General characteristics
- Tons burthen: 380, or 387 (bm)
- Propulsion: Sails
- Complement: 45
- Armament: 1799:6 × 4-pounder guns; 1805:20 × 9&12-pounder carronades; 1808:16 × 6-pounder guns;
- Notes: Teak-built

= Chiswick (1799 ship) =

Chiswick (or Cheswick) was built at Batavia in the Netherlands East Indies for Dutch owners but quickly fell into British hands. She became a West Indiaman. The French captured her in 1804 but she quickly returned to British hands. She was wrecked at Aux Cayes in 1808. Her loss gave rise to an interesting case in cargo insurance.

==Career==
Cheswick first appeared in Lloyd's Register (LR) in 1799 with J. Pointer, master, L. Bruce, owner, and trade London–Jamaica.
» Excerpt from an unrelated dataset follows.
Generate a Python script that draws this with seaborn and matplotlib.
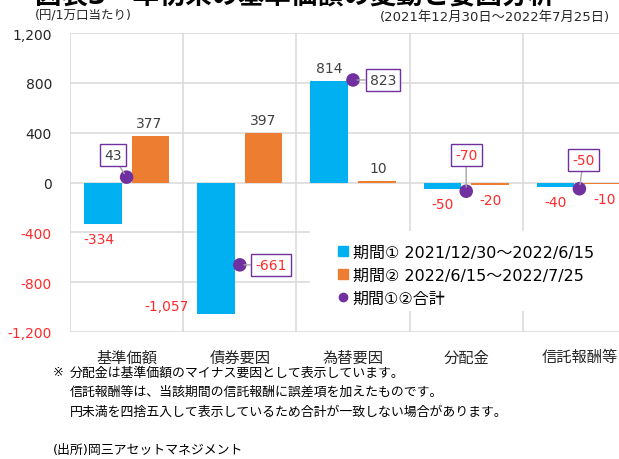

On 4 December 1803 Chiswick, Pondler, master, sailed from Gravesend for Jamaica. Lloyd's List reported on 1 May 1804 that Chiswick, Pondler, master, had been captured in the West Indies as she was sailing from London to Jamaica. Her captors had sent her into Saint Martin. On 11 or 12 August, however, Chiswick, Williams, master, returned to Gravesend from Saint Kitts. How she returned to British hands is unclear.

Lloyd's Register for 1805 shows Cheswick with J. Ponter, master, changing to J. Kerslake; L.Bruce, owner, changing to Swann & Co.; and trade London–Jamaica changing to Liverpool–Barbados.

Captain James Kerslake acquired a letter of marque on 19 July 1805.

Lloyd's Register for 1808 showed Cheswick with J. Kerslake, master, changing to P. Callan; Swan & Co., owners, changing to Forbes & Co.; and trade Liverpool–Barbados.

==Fate==
Cheswick, of Liverpool, Callan, master, was wrecked on 19 July 1808 at Aux Cayes in the West Indies. She was on her way from Liverpool to Cap Francois. The Royal Navy fifth rate salvaged much of her cargo.

==Court case==
Chiswick carried insurance on her freight from Haiti to Liverpool. After her loss, "Forbes and Another" sued the insurer, Aspinall, for the entire cargo loss, not just the portion aboard Chiswick intended for Liverpool. The case revealed that she had left Liverpool with goods to barter at Haiti for goods to bring back. She had arrived at Jacmel, Haiti, on 4 July 1808 and exchanged some goods for 55 bales of cotton that she would take back. She was on her way to Aux Cayes when she was wrecked. She was still carrying outward-bound cargo when she was wrecked and it was some of this that Diamond had salvaged. Twelve days after the wreck, the salvaged cargo was exchanged for 250 tons of coffee and 100 tons of wood. Forbes & Co. was suing for coverage of the lost outward bound cargo. However, the court ruled that the insurance only covered homeward-bound cargo, i.e., the 55 bales.